Pull out every line with the word "matplotlib" from the entries below.

>> BEGIN DATA IN THIS EXERCISE

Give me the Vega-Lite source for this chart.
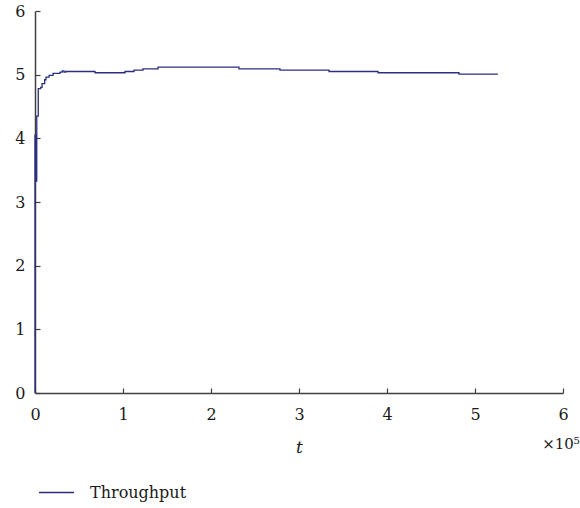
{
  "$schema": "https://vega.github.io/schema/vega-lite/v6.json",
  "width": 528,
  "height": 382,
  "autosize": {"type": "none"},
  "padding": {"left": 35, "top": 11, "right": 17, "bottom": 115},
  "background": "white",
  "config": {
    "view": {"stroke": null},
    "font": "DejaVu Serif",
    "axis": {
      "grid": false,
      "labelFlush": false,
      "domainColor": "#404040",
      "domainWidth": 1.5,
      "tickColor": "#404040",
      "tickWidth": 1.2,
      "tickSize": -5,
      "labelFont": "DejaVu Serif",
      "labelFontSize": 16,
      "labelColor": "#1a1a1a",
      "titleFont": "DejaVu Serif",
      "titleFontSize": 17,
      "titleColor": "#1a1a1a",
      "titleFontWeight": "normal"
    }
  },
  "layer": [
    {
      "data": {
        "values": [
          {"t": 0, "v": 0, "series": "Throughput"},
          {"t": 0, "v": 4.05, "series": "Throughput"},
          {"t": 500, "v": 3.33, "series": "Throughput"},
          {"t": 2000, "v": 4.35, "series": "Throughput"},
          {"t": 3700, "v": 4.78, "series": "Throughput"},
          {"t": 6500, "v": 4.8, "series": "Throughput"},
          {"t": 8000, "v": 4.86, "series": "Throughput"},
          {"t": 11000, "v": 4.92, "series": "Throughput"},
          {"t": 12500, "v": 4.96, "series": "Throughput"},
          {"t": 16000, "v": 4.99, "series": "Throughput"},
          {"t": 20500, "v": 5.02, "series": "Throughput"},
          {"t": 28400, "v": 5.04, "series": "Throughput"},
          {"t": 31000, "v": 5.06, "series": "Throughput"},
          {"t": 33000, "v": 5.04, "series": "Throughput"},
          {"t": 35000, "v": 5.05, "series": "Throughput"},
          {"t": 68200, "v": 5.03, "series": "Throughput"},
          {"t": 102300, "v": 5.05, "series": "Throughput"},
          {"t": 112500, "v": 5.07, "series": "Throughput"},
          {"t": 122700, "v": 5.09, "series": "Throughput"},
          {"t": 139800, "v": 5.12, "series": "Throughput"},
          {"t": 231800, "v": 5.09, "series": "Throughput"},
          {"t": 278400, "v": 5.07, "series": "Throughput"},
          {"t": 334100, "v": 5.05, "series": "Throughput"},
          {"t": 389800, "v": 5.03, "series": "Throughput"},
          {"t": 481800, "v": 5.01, "series": "Throughput"},
          {"t": 526000, "v": 5.01, "series": "Throughput"}
        ]
      },
      "mark": {"type": "line", "interpolate": "step-after", "strokeWidth": 1.3},
      "encoding": {
        "x": {
          "field": "t",
          "type": "quantitative",
          "scale": {"domain": [0, 600000], "nice": false},
          "axis": {
            "values": [0, 100000, 200000, 300000, 400000, 500000, 600000],
            "labelExpr": "format(datum.value / 100000, 'd')",
            "labelPadding": 18,
            "title": "t",
            "titleFontStyle": "italic",
            "titleBaseline": "alphabetic",
            "titleY": 59
          }
        },
        "y": {
          "field": "v",
          "type": "quantitative",
          "scale": {"domain": [0, 6], "nice": false},
          "axis": {
            "values": [0, 1, 2, 3, 4, 5, 6],
            "format": "d",
            "labelPadding": 15,
            "title": null
          }
        },
        "color": {
          "field": "series",
          "type": "nominal",
          "scale": {"range": ["#2b2f7e"]},
          "legend": {
            "title": null,
            "orient": "none",
            "legendX": 3,
            "legendY": 463,
            "symbolType": "stroke",
            "symbolSize": 1225,
            "symbolStrokeWidth": 1.3,
            "labelFont": "DejaVu Serif",
            "labelFontSize": 16,
            "labelColor": "#1a1a1a",
            "labelOffset": 15
          }
        }
      }
    },
    {
      "data": {"values": [{"label": "×10⁵"}]},
      "mark": {"type": "text", "fontSize": 15, "font": "DejaVu Serif", "color": "#1a1a1a", "align": "center", "baseline": "middle", "dy": 51, "dx": -2},
      "encoding": {
        "x": {"datum": 600000},
        "y": {"datum": 0},
        "text": {"field": "label"}
      }
    }
  ]
}
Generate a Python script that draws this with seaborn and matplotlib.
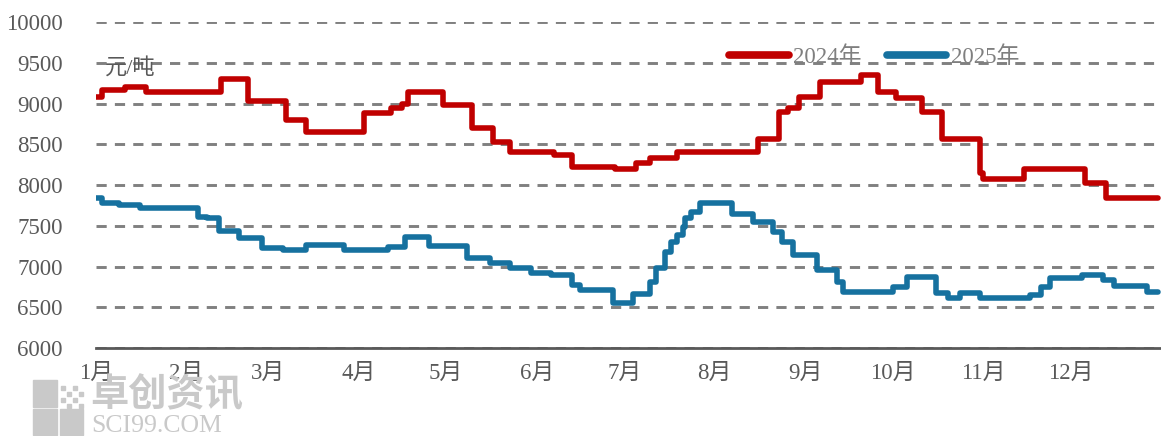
# Price comparison 2024 vs 2025 (元/吨), step lines on a Jan-Dec axis
import matplotlib
matplotlib.use("Agg")
import matplotlib.pyplot as plt
import matplotlib.dates as mdates
from matplotlib.ticker import FuncFormatter
from matplotlib.patches import Rectangle
import seaborn as sns
import pandas as pd

# 2024 price changes (month-day, 元/吨)
dates_2024 = ["01-01", "01-03", "01-11", "01-18", "02-13", "02-22", "03-07", "03-14",
              "04-03", "04-12", "04-16", "04-18", "04-30", "05-10", "05-17", "05-23",
              "06-07", "06-13", "06-28", "07-05", "07-10", "07-19", "08-16", "08-23",
              "08-26", "08-30", "09-06", "09-20", "09-26", "10-02", "10-11", "10-18",
              "10-31", "11-01", "11-15", "12-06", "12-13", "12-31"]
prices_2024 = [9080, 9170, 9200, 9140, 9300, 9030, 8800, 8650,
               8880, 8950, 9000, 9140, 8980, 8700, 8530, 8400,
               8370, 8220, 8200, 8270, 8330, 8400, 8570, 8900,
               8950, 9080, 9270, 9350, 9140, 9070, 8900, 8570,
               8150, 8070, 8200, 8030, 7840, 7840]

# 2025 price changes (month-day, 元/吨)
dates_2025 = ["01-01", "01-03", "01-09", "01-16", "02-05", "02-08", "02-12", "02-19",
              "02-27", "03-06", "03-14", "03-27", "04-11", "04-17", "04-25", "05-08",
              "05-16", "05-23", "05-30", "06-06", "06-13", "06-16", "06-27", "07-04",
              "07-10", "07-12", "07-15", "07-17", "07-19", "07-21", "07-22", "07-24",
              "07-27", "08-07", "08-14", "08-21", "08-24", "08-28", "09-05", "09-12",
              "09-14", "10-01", "10-06", "10-16", "10-20", "10-24", "10-31", "11-17",
              "11-21", "11-24", "12-05", "12-12", "12-16", "12-27", "12-31"]
prices_2025 = [7840, 7780, 7760, 7720, 7610, 7590, 7430, 7350,
               7230, 7200, 7260, 7200, 7240, 7360, 7250, 7100,
               7040, 6980, 6920, 6900, 6770, 6710, 6550, 6660,
               6810, 6980, 7180, 7300, 7390, 7490, 7600, 7670,
               7780, 7650, 7550, 7420, 7300, 7140, 6960, 6810,
               6690, 6750, 6870, 6670, 6610, 6670, 6610, 6650,
               6750, 6860, 6900, 6830, 6760, 6690, 6690]

years = ["2024年", "2025年"]
colors = ["#C00000", "#16719F"]
y_ticks = [6000, 6500, 7000, 7500, 8000, 8500, 9000, 9500, 10000]

# Long table on a common calendar (both years mapped onto one Jan-Dec axis)
frames = []
for label, ds, ps in [(years[0], dates_2024, prices_2024), (years[1], dates_2025, prices_2025)]:
    frames.append(pd.DataFrame({
        "date": pd.to_datetime(["2025-" + d for d in ds]),
        "price": ps,
        "year": label,
    }))
df = pd.concat(frames, ignore_index=True)

sns.set_style("white")
plt.rcParams["font.family"] = ["Liberation Serif", "Noto Sans CJK SC"]
text_gray = "#595959"

fig = plt.figure(figsize=(11.61, 4.36), dpi=100)
ax = fig.add_axes([0.0827, 0.2018, 0.9173, 0.7477])

sns.lineplot(data=df, x="date", y="price", hue="year", palette=colors,
             hue_order=years, estimator=None, drawstyle="steps-post",
             linewidth=4, ax=ax, zorder=3)

# Axes styling
ax.set_ylim(6000, 10000)
ax.set_yticks(y_ticks)
ax.set_xlim(pd.Timestamp("2025-01-01"), pd.Timestamp("2025-12-31 23:00"))
ax.xaxis.set_major_locator(mdates.MonthLocator())
ax.xaxis.set_major_formatter(FuncFormatter(lambda v, p: f"{mdates.num2date(v).month}月"))
ax.set_xlabel("")
ax.set_ylabel("")
ax.tick_params(axis="both", length=0, labelsize=16.5, labelcolor=text_gray)
ax.tick_params(axis="y", pad=24)
ax.tick_params(axis="x", pad=11)

ax.yaxis.grid(True, color="#808080", linestyle=(0, (3.5, 2.8)), linewidth=2.1)
ax.xaxis.grid(False)
for side in ["left", "right", "top"]:
    ax.spines[side].set_visible(False)
ax.spines["bottom"].set_color("#595959")
ax.spines["bottom"].set_linewidth(2)
ax.spines["bottom"].set_zorder(4)

# Unit label
ax.text(0.008, 0.89, "元/吨", transform=ax.transAxes, fontsize=16,
        color=text_gray, va="top", ha="left")

# Legend
leg = ax.legend(loc="upper left", bbox_to_anchor=(0.575, 0.99), ncol=2, frameon=False,
                fontsize=16.5, handlelength=2.6, columnspacing=1.1, handletextpad=0.2)
for t in leg.get_texts():
    t.set_color("#7f7f7f")
for h in leg.get_lines():
    h.set_linewidth(5.5)

# Watermark logo
wm = "#c9c9c9"
for (x0, y0, w, h) in [(33, 380, 24, 27), (33, 409, 24, 26), (60, 409, 23, 26)]:
    fig.patches.append(Rectangle((x0 / 1161, 1 - (y0 + h) / 436), w / 1161, h / 436,
                                 transform=fig.transFigure, color=wm, zorder=0))
for i in range(4):
    for j in range(4):
        if (i + j) % 2 == 0:
            fig.patches.append(Rectangle(((61 + i * 6) / 1161, 1 - (386 + j * 6 + 4) / 436),
                                         4 / 1161, 4 / 436, transform=fig.transFigure,
                                         color=wm, zorder=0))
fig.text(90 / 1161, 1 - 395 / 436, "卓创资讯", fontsize=27.5, color=wm, va="center",
         ha="left", family=["Noto Sans CJK SC"], fontweight="bold", zorder=0)
fig.text(91 / 1161, 1 - 426 / 436, "SCI99.COM", fontsize=18.5, color=wm, va="center",
         ha="left", zorder=0)

fig.savefig("out.png", dpi=100)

>> END DATA IN THIS EXERCISE

* **ANSWER TO THIS PROBLEM**
Generate a Python script that draws this with seaborn and matplotlib.
import matplotlib
matplotlib.use("Agg")
import matplotlib.pyplot as plt
import matplotlib.dates as mdates
from matplotlib.ticker import FuncFormatter
from matplotlib.patches import Rectangle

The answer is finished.